Bilkis tried to get the local police to file her complaint, but they refused and when an FIR was finally filed, it allegedly omitted crucial details.
She then approached the National Human Rights Commission (NHRC) and moved to the Supreme Court.
All the accused were arrested when the SC ordered a CBI probe into the case, in December 2003.
The trial was then moved to Mumbai and it took four years for the trial court to find that 13 of the 20 accused were guilty.
The court ordered 11 accused life sentences for their heinous crimes, 7 others were acquitted for want of evidence and the cop who refused to file FIR was imprisoned for 3 years.
In May 2017, the Bombay High Court upheld the conviction and life imprisonment of all 11 and quashed the acquittal of seven others.
Release of the Rape-Murder Convicts
Earlier this year, the remission plea of one of the convicts was dismissed by the Gujarat High court, on the grounds that the application should have been filed in the place where the trial had been conducted.
In the remission plea, the convict cited 1992 circular, which was also quoted in a 2012 Gujarat HC order.
Remission Policy of 1992:
As per this policy, the convicts who on and after 18.12.1978 have served out 14 clear years imprisonment, can be allowed premature release.
It doesn’t explicitly define the nature of the crime to be considered while deciding on a remission plea.
Later the convict urged the SC to admit the plea, as he had undergone a sentence of more than 15 years without remission, as of April 1, 2022.
The SC while admitting the plea, ruled that:
It was the competency of the state, to examine the remission plea since the crime had occurred there.
Also after the conclusion of the trial and passing of the judgment, all further proceedings have to be taken in the State where the crime was committed and not the State where the trial stands transferred and concluded.
The apex court also directed the State to consider the application for premature release under the “policy dated 9th July 1992 which was existing at the time of his conviction”.
It has been noted that in the case of the State of Haryana vs.
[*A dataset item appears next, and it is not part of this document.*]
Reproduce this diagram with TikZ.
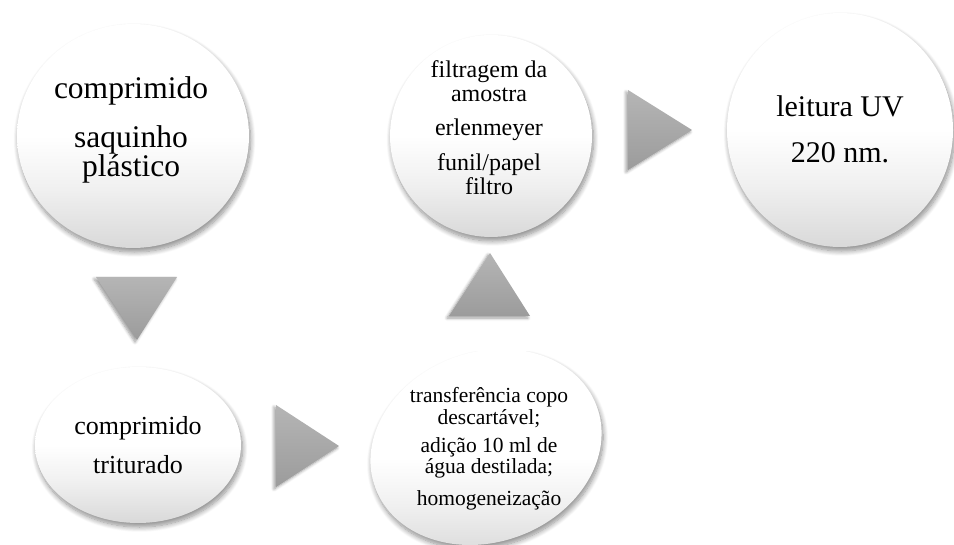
\documentclass[tikz,border=0pt]{standalone}
\usepackage{fontspec}
\setmainfont{Liberation Serif}
\usetikzlibrary{shadows.blur}
\pgfdeclareverticalshading{bubble}{100bp}{color(0bp)=(black!15); color(25bp)=(black!15); color(38bp)=(black!6); color(50bp)=(white); color(100bp)=(white)}
\tikzset{
  bub/.style={draw=none, shading=bubble, inner sep=0pt,
    blur shadow={shadow xshift=1.5pt, shadow yshift=-4pt, shadow blur steps=10, shadow blur radius=5pt, shadow opacity=45}},
  tri/.style={top color=black!29, bottom color=black!39, draw=none,
    blur shadow={shadow xshift=-2pt, shadow yshift=-2pt, shadow blur steps=6, shadow blur radius=3pt, shadow opacity=40}},
  txt/.style={anchor=base, inner sep=0pt, text=black},
}
\begin{document}
\begin{tikzpicture}[x=1pt,y=-1pt]
\useasboundingbox (0,0) rectangle (954,545);
% circles
\path[bub] (133,136) ellipse [x radius=116, y radius=112];
\coordinate (c1) at (133,136);
\path[bub] (138,445) ellipse [x radius=103, y radius=78];
\coordinate (c2) at (138,445);
\path[bub, rotate around={20:(486,447)}] (486,447) ellipse [x radius=118, y radius=95];
\coordinate (c3) at (486,447);
\path[bub] (491,136) ellipse [x radius=101, y radius=101];
\coordinate (c4) at (491,136);
\path[bub] (840,130) ellipse [x radius=113, y radius=117];
\coordinate (c5) at (840,130);
% triangles (arrows)
\path[tri] (96,277) -- (177,277) -- (137,340) -- cycle;
\path[tri] (276,405) -- (339,446) -- (276,487) -- cycle;
\path[tri] (449,316) -- (490,253) -- (530,316) -- cycle;
\path[tri] (628,90) -- (692,130) -- (628,170) -- cycle;
% texts
\begin{scope}[font=\fontsize{31.5}{31.5}\selectfont]
\node[txt] (t1a) at (131,99) {comprimido};
\node[txt] (t1b) at (131,148) {saquinho};
\node[txt] (t1c) at (131,177) {plástico};
\end{scope}
\begin{scope}[font=\fontsize{26}{26}\selectfont]
\node[txt] (t2a) at (138,435) {comprimido};
\node[txt] (t2b) at (138,473) {triturado};
\end{scope}
\begin{scope}[font=\fontsize{21.5}{21.5}\selectfont]
\node[txt] (t3a) at (489,403) {transferência copo};
\node[txt] (t3b) at (489,425) {descartável;};
\node[txt] (t3c) at (489,453) {adição 10 ml de};
\node[txt] (t3d) at (489,474) {água destilada;};
\node[txt] (t3e) at (489,505) {homogeneização};
\end{scope}
\begin{scope}[font=\fontsize{24}{24}\selectfont]
\node[txt] (t4a) at (489,78) {filtragem da};
\node[txt] (t4b) at (489,102) {amostra};
\node[txt] (t4c) at (489,136) {erlenmeyer};
\node[txt] (t4d) at (489,171) {funil/papel};
\node[txt] (t4e) at (489,195) {filtro};
\end{scope}
\begin{scope}[font=\fontsize{30}{30}\selectfont]
\node[txt] (t5a) at (840,117) {leitura UV};
\node[txt] (t5b) at (840,163) {220 nm.};
\end{scope}
\end{tikzpicture}
\end{document}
Jagdish that the application for a grant of premature release will have to be considered based on the policy existing on the date of conviction.
Formation of the Committee:
Following the decision by the SC, a committee was formed by the Gujarat government.
The committee relied on the 1992 policy, also the remission was granted after taking into consideration prisoners “age, nature of the crime, behavior in prison.”
The panel “unanimously” decided on the remission of those convicted and forwarded its recommendations to the State Home Department.
The State accepted the recommendation and allowed the release.
Thus all the 11 convicts were released on August 15, from the Godhra sub-jail where they were serving their sentence.
Concerns and Public Outrage
To commemorate the 75th anniversary of Independence, the Ministry of Home Affairs had instructed the States and the Union Territories to grant special remission to 12 categories of prisoners, which included “prisoners convicted for the offense of rape”.
The committee decision not only triggered public outrage but also pointed out the shortcomings and inconsistencies of remission policies.
1992 remission policy does not mention the nature of the crime. Whereas, under the Remission policy of 2014 norms, a person convicted of gang rape and murder cannot be released prematurely.
The decision of remission violates the Center’s latest guidelines on remission.
It is also claimed in defense of the Gujarat government decision, that the guidelines did not apply in the Bilkis Bano case since the SC had directed the State to take into account the 1992 policy.